_What you need to do_. Please set down all the lines beneath this one exactly, without the pictures.

____________________

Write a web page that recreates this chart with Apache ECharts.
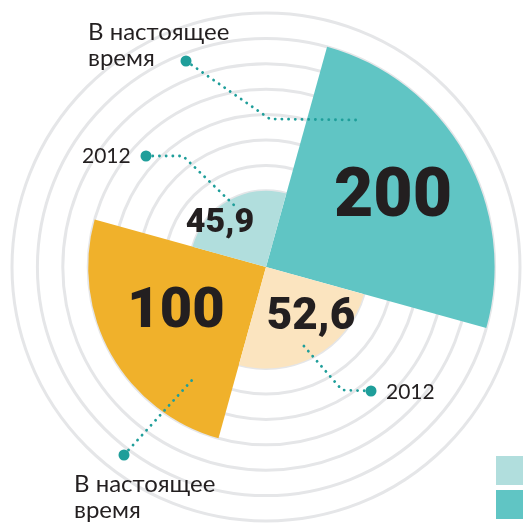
<!DOCTYPE html>
<html>
<head>
<meta charset="utf-8">
<script src="https://cdn.jsdelivr.net/npm/echarts@6/dist/echarts.min.js"></script>
<style>
html,body{margin:0;padding:0;background:#fff;}
#chart{width:523px;height:526px;}
</style>
</head>
<body>
<div id="chart"></div>
<script>
// Sectors, clockwise from the top-right one
const categories = ['Бирюзовый сейчас', 'Оранжевый 2012', 'Оранжевый сейчас', 'Бирюзовый 2012'];
const seriesNames = ['2012', 'В настоящее время'];
// Value shown in each sector
const valueLabels = ['200', '52,6', '100', '45,9'];
// Sector length in rings, as drawn in the picture
const nowRings = [9, '-', 7, '-'];
const y2012Rings = ['-', 4, '-', 3];
const ringTicks = [0, 10, 1]; // min, max, interval
const calloutTexts = ['В настоящее\nвремя', '2012', '2012', 'В настоящее\nвремя'];

const TEAL = '#60c5c4', TEAL_L = '#b1dedd', ORANGE = '#f0b12b', ORANGE_L = '#fbe4bf';
const INK = '#231f20', DOT = '#1f9e9a';

const chart = echarts.init(document.getElementById('chart'), null, {renderer: 'canvas'});

const nowColors = [TEAL, null, ORANGE, null];
const oldColors = [null, ORANGE_L, null, TEAL_L];

function items(arr, colors) {
  return arr.map((v, i) => v === '-' ? '-' : {value: v, itemStyle: {color: colors[i]}});
}

function dotted(points) {
  return {type: 'polyline', shape: {points: points}, z: 10,
    style: {stroke: DOT, lineWidth: 2.8, lineDash: [0.1, 6.6], lineCap: 'round', fill: null}};
}
function dot(x, y) {
  return {type: 'circle', shape: {cx: x, cy: y, r: 5.5}, z: 11, style: {fill: DOT}};
}
function txt(t, x, y, size, weight, align) {
  return {type: 'text', x: x, y: y, z: 12, style: {text: t, fill: INK,
    font: weight + ' ' + size + 'px ' + (weight === 'normal' ? 'Lato, "Noto Sans", sans-serif' : 'Roboto, "Liberation Sans", sans-serif'),
    textAlign: align || 'center', textVerticalAlign: 'middle', lineHeight: 26}};
}

const option = {
  animation: false,
  backgroundColor: '#fff',
  polar: {center: [266, 267], radius: 254},
  angleAxis: {
    type: 'category', data: categories, startAngle: 74.5, clockwise: true,
    axisLine: {show: false}, axisTick: {show: false}, axisLabel: {show: false}, splitLine: {show: false}
  },
  radiusAxis: {
    min: ringTicks[0], max: ringTicks[1], interval: ringTicks[2],
    axisLine: {show: false}, axisTick: {show: false}, axisLabel: {show: false},
    splitLine: {show: true, lineStyle: {color: '#e5e6e8', width: 3}}
  },
  legend: {
    data: seriesNames, orient: 'vertical', left: 496, top: 456, padding: 0,
    itemWidth: 30, itemHeight: 29, itemGap: 5, icon: 'rect',
    formatter: () => '', selectedMode: false
  },
  series: [
    {name: seriesNames[1], type: 'bar', coordinateSystem: 'polar', barCategoryGap: '0%', barGap: '-100%',
      itemStyle: {color: TEAL}, data: items(nowRings, nowColors), z: 2},
    {name: seriesNames[0], type: 'bar', coordinateSystem: 'polar', barCategoryGap: '0%', barGap: '-100%',
      itemStyle: {color: TEAL_L}, data: items(y2012Rings, oldColors), z: 2}
  ],
  graphic: [
    dotted([[186, 61], [270, 119], [357, 120]]), dot(186, 61),
    dotted([[146, 156], [183, 156], [236, 207]]), dot(146, 156),
    dotted([[371, 391], [342, 390], [303, 345]]), dot(371, 391),
    dotted([[124, 455], [193, 379]]), dot(124, 455),
    txt(valueLabels[0], 393, 199, 68, '900'),
    txt(valueLabels[1], 311, 318, 44, '900'),
    txt(valueLabels[2], 176, 313, 56, '900'),
    txt(valueLabels[3], 220, 223, 34, '900'),
    txt(calloutTexts[0], 88, 45, 24, 'normal', 'left'),
    txt(calloutTexts[1], 82, 156, 21, 'normal', 'left'),
    txt(calloutTexts[2], 386, 392, 21, 'normal', 'left'),
    txt(calloutTexts[3], 74, 497, 24, 'normal', 'left')
  ]
};
chart.setOption(option);
</script>
</body>
</html>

____________________

_Answer to the problem_.
Write a web page that recreates this chart with Apache ECharts.
<!DOCTYPE html>
<html>
<head>
<meta charset="utf-8">
<script src="https://cdn.jsdelivr.net/npm/echarts@6/dist/echarts.min.js"></script>
<style>
html,body{margin:0;padding:0;background:#fff;}
#chart{width:523px;height:526px;}
</style>
</head>
<body>
<div id="chart"></div>
<script>
// Sectors, clockwise from the top-right one
const categories = ['Бирюзовый сейчас', 'Оранжевый 2012', 'Оранжевый сейчас', 'Бирюзовый 2012'];
const seriesNames = ['2012', 'В настоящее время'];
// Value shown in each sector
const valueLabels = ['200', '52,6', '100', '45,9'];
// Sector length in rings, as drawn in the picture
const nowRings = [9, '-', 7, '-'];
const y2012Rings = ['-', 4, '-', 3];
const ringTicks = [0, 10, 1]; // min, max, interval
const calloutTexts = ['В настоящее\nвремя', '2012', '2012', 'В настоящее\nвремя'];

const TEAL = '#60c5c4', TEAL_L = '#b1dedd', ORANGE = '#f0b12b', ORANGE_L = '#fbe4bf';
const INK = '#231f20', DOT = '#1f9e9a';

const chart = echarts.init(document.getElementById('chart'), null, {renderer: 'canvas'});

const nowColors = [TEAL, null, ORANGE, null];
const oldColors = [null, ORANGE_L, null, TEAL_L];

function items(arr, colors) {
  return arr.map((v, i) => v === '-' ? '-' : {value: v, itemStyle: {color: colors[i]}});
}

function dotted(points) {
  return {type: 'polyline', shape: {points: points}, z: 10,
    style: {stroke: DOT, lineWidth: 2.8, lineDash: [0.1, 6.6], lineCap: 'round', fill: null}};
}
function dot(x, y) {
  return {type: 'circle', shape: {cx: x, cy: y, r: 5.5}, z: 11, style: {fill: DOT}};
}
function txt(t, x, y, size, weight, align) {
  return {type: 'text', x: x, y: y, z: 12, style: {text: t, fill: INK,
    font: weight + ' ' + size + 'px ' + (weight === 'normal' ? 'Lato, "Noto Sans", sans-serif' : 'Roboto, "Liberation Sans", sans-serif'),
    textAlign: align || 'center', textVerticalAlign: 'middle', lineHeight: 26}};
}

const option = {
  animation: false,
  backgroundColor: '#fff',
  polar: {center: [266, 267], radius: 254},
  angleAxis: {
    type: 'category', data: categories, startAngle: 74.5, clockwise: true,
    axisLine: {show: false}, axisTick: {show: false}, axisLabel: {show: false}, splitLine: {show: false}
  },
  radiusAxis: {
    min: ringTicks[0], max: ringTicks[1], interval: ringTicks[2],
    axisLine: {show: false}, axisTick: {show: false}, axisLabel: {show: false},
    splitLine: {show: true, lineStyle: {color: '#e5e6e8', width: 3}}
  },
  legend: {
    data: seriesNames, orient: 'vertical', left: 496, top: 456, padding: 0,
    itemWidth: 30, itemHeight: 29, itemGap: 5, icon: 'rect',
    formatter: () => '', selectedMode: false
  },
  series: [
    {name: seriesNames[1], type: 'bar', coordinateSystem: 'polar', barCategoryGap: '0%', barGap: '-100%',
      itemStyle: {color: TEAL}, data: items(nowRings, nowColors), z: 2},
    {name: seriesNames[0], type: 'bar', coordinateSystem: 'polar', barCategoryGap: '0%', barGap: '-100%',
      itemStyle: {color: TEAL_L}, data: items(y2012Rings, oldColors), z: 2}
  ],
  graphic: [
    dotted([[186, 61], [270, 119], [357, 120]]), dot(186, 61),
    dotted([[146, 156], [183, 156], [236, 207]]), dot(146, 156),
    dotted([[371, 391], [342, 390], [303, 345]]), dot(371, 391),
    dotted([[124, 455], [193, 379]]), dot(124, 455),
    txt(valueLabels[0], 393, 199, 68, '900'),
    txt(valueLabels[1], 311, 318, 44, '900'),
    txt(valueLabels[2], 176, 313, 56, '900'),
    txt(valueLabels[3], 220, 223, 34, '900'),
    txt(calloutTexts[0], 88, 45, 24, 'normal', 'left'),
    txt(calloutTexts[1], 82, 156, 21, 'normal', 'left'),
    txt(calloutTexts[2], 386, 392, 21, 'normal', 'left'),
    txt(calloutTexts[3], 74, 497, 24, 'normal', 'left')
  ]
};
chart.setOption(option);
</script>
</body>
</html>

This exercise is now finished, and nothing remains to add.